Do all histones inhibit transcription? Are some histones more effective inhibitors than others? What, if any, other molecules have modulating effects on transcription? These pioneering questions were the first focus of Huang's research after arriving at Hopkins and are still central in the quest to understand tissue-specific gene expression.

Corces notes that Huang's contributions to the field of transcription picked up even greater pace at Hopkins. With the aid of many gifted graduate students, the Huang lab was the first to transcribe, purify and then translate in vitro the genetic message for the protein immunoglobin, a critical molecule of the immune system.

"That paper, published in Nature, represented a landmark event in the area of in vitro expression of genetic activity," Corces says.
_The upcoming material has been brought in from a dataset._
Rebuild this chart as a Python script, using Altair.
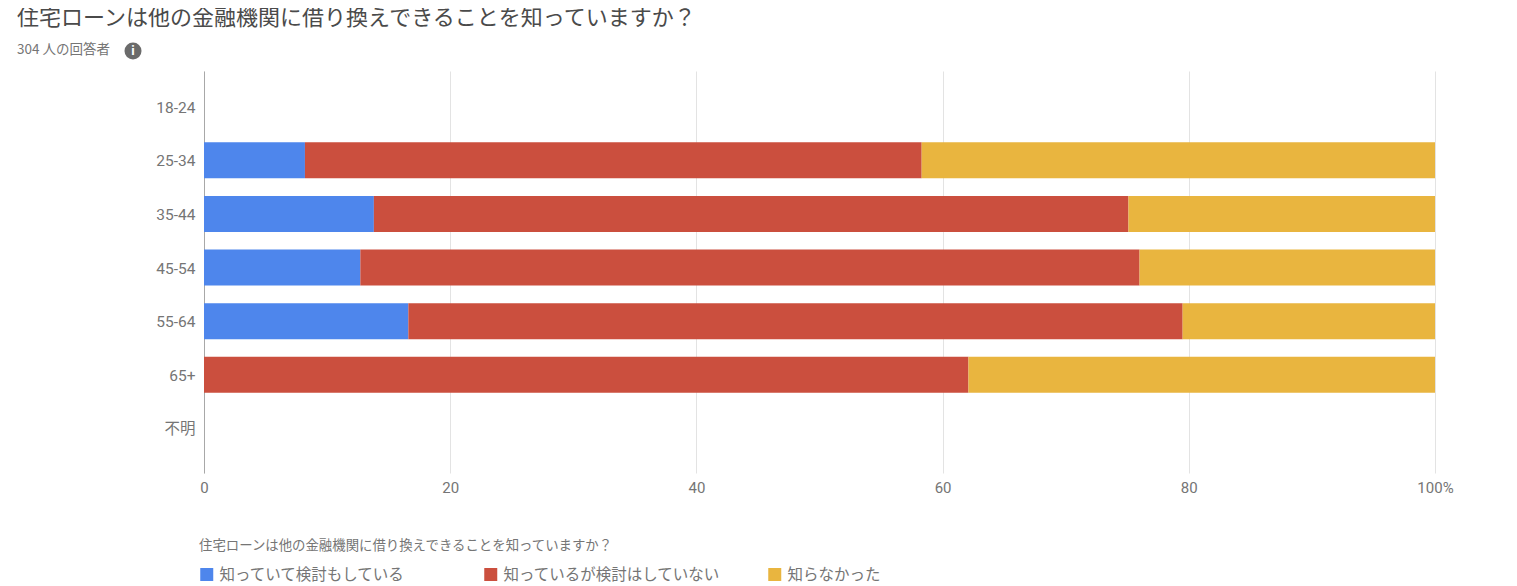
import altair as alt
import pandas as pd

TITLE = "住宅ローンは他の金融機関に借り換えできることを知っていますか？"
SUBTITLE = "304 人の回答者"
AGES = ["18-24", "25-34", "35-44", "45-54", "55-64", "65+", "不明"]
SERIES = ["知っていて検討もしている", "知っているが検討はしていない", "知らなかった"]
COLORS = ["#4e86ec", "#cb4f3e", "#e9b53f"]

AGE_ROWS = ["25-34", "35-44", "45-54", "55-64", "65+"]
KNOW_CONSIDER = [8.2, 13.8, 12.7, 16.6, 0.0]
KNOW_NOT = [50.1, 61.3, 63.3, 62.9, 62.1]
DID_NOT_KNOW = [41.7, 24.9, 24.0, 20.5, 37.9]
X_TICKS = [0, 20, 40, 60, 80, 100]

rows = []
for idx, vals in enumerate([KNOW_CONSIDER, KNOW_NOT, DID_NOT_KNOW]):
    for age, v in zip(AGE_ROWS, vals):
        rows.append({"age": age, "series": SERIES[idx], "value": v, "order": idx})
df = pd.DataFrame(rows)

FONT = "Roboto, 'Noto Sans CJK JP', sans-serif"
CJK = "'Noto Sans CJK JP', sans-serif"
GREY = "#757575"

bars = alt.Chart(df).mark_bar().encode(
    x=alt.X(
        "value:Q",
        stack="zero",
        scale=alt.Scale(domain=[0, 100], nice=False),
        axis=alt.Axis(
            values=X_TICKS,
            title=None,
            labelExpr="datum.value == 100 ? '100%' : datum.value",
            grid=True,
            gridColor="#e3e3e3",
            domain=False,
            ticks=False,
            labelFont=FONT,
            labelFontSize=15,
            labelColor=GREY,
            labelPadding=7,
            labelFlush=False,
            labelBound=False,
        ),
    ),
    y=alt.Y(
        "age:N",
        sort=AGES,
        scale=alt.Scale(domain=AGES, paddingInner=0.328, paddingOuter=0.414, align=0.4),
        axis=alt.Axis(
            title=None,
            grid=False,
            ticks=False,
            domain=True,
            domainColor="#a8a8a8",
            labelFont=FONT,
            labelFontSize=15.5,
            labelColor=GREY,
            labelPadding=9,
            labelOffset=1,
        ),
    ),
    color=alt.Color(
        "series:N",
        scale=alt.Scale(domain=SERIES, range=COLORS),
        sort=SERIES,
        legend=alt.Legend(
            title=TITLE,
            titleFont=CJK,
            titleFontSize=13.4,
            titleFontWeight="normal",
            titleColor=GREY,
            titleLimit=600,
            titlePadding=14,
            orient="none",
            legendX=-5,
            legendY=468,
            direction="horizontal",
            columns=3,
            gridAlign="all",
            columnPadding=46,
            symbolType="square",
            symbolSize=169,
            symbolStrokeWidth=0,
            labelFont=CJK,
            labelFontSize=15.5,
            labelColor=GREY,
            labelLimit=400,
            labelOffset=5,
            padding=0,
        ),
    ),
    order=alt.Order("order:Q"),
)

icon_data = alt.Chart(pd.DataFrame({"icon": ["i"]}))
icon_dot = icon_data.mark_circle(color="#6b6b6b", opacity=1, size=290).encode(
    x=alt.value(-71), y=alt.value(-20)
)
icon_i = icon_data.mark_text(
    color="white", font="Roboto", fontSize=13, fontWeight="bold"
).encode(x=alt.value(-71), y=alt.value(-20), text="icon:N")

chart = (
    alt.layer(bars, icon_dot, icon_i)
    .properties(
        width=1231,
        height=402,
        autosize=alt.AutoSizeParams(type="none"),
        padding={"left": 196, "top": 63, "right": 70, "bottom": 111},
        title=alt.TitleParams(
            text=TITLE,
            subtitle=SUBTITLE,
            anchor="start",
            frame="group",
            font=CJK,
            fontSize=22,
            fontWeight="normal",
            color="#4a4a4a",
            subtitleFont=CJK,
            subtitleFontSize=13.5,
            subtitleColor=GREY,
            subtitlePadding=12.5,
            dx=-187,
            offset=-15,
        ),
    )
    .configure_view(stroke=None)
    .configure_axis(labelOverlap=False)
)

chart.save("out.html", embed_options={"renderer": "svg", "actions": False})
In the 1980s, Huang began to examine the potential for direct impact of her research on clinical treatment. She found the problem of viral infection particularly interesting. To reproduce, retroviruses have to insert their genetic material into a cell's chromatin and trick the cell to transcribe the viral genetic material as if it were theirs. This leads to the production of new copies of the virus, which spread out, seek new host cells and start the process all over again.

Four years ago, Huang and postdoctoral fellow John Gnabre were in the news for identifying a potential antiviral drug from extracts of the creosote bush, a plant used as a remedy by native people in the Southwest.

They discovered a compound that could block a key stage in the transcription of the human immunodeficiency virus, which causes AIDS. Other viruses under study are the herpes simplex virus and the human papilloma virus, which has been linked to oral and uterine cancers.

Currently, several new related compounds have been chemically synthesized and are being used in experiments aimed at blocking transcription and reproduction of several viruses and of cancer cells. Clinical trials are planned in this country with some of these compounds.

"In what has been a brilliant scientific career with no sign of slowing down after almost 40 years, Dr Huang has many times crossed the line of innovation and has successfully tackled many obstacles," Corces says. "She is admired not only as a successful researcher but as a warm and caring human being who has served as an inspiration and a role model to many young women in science."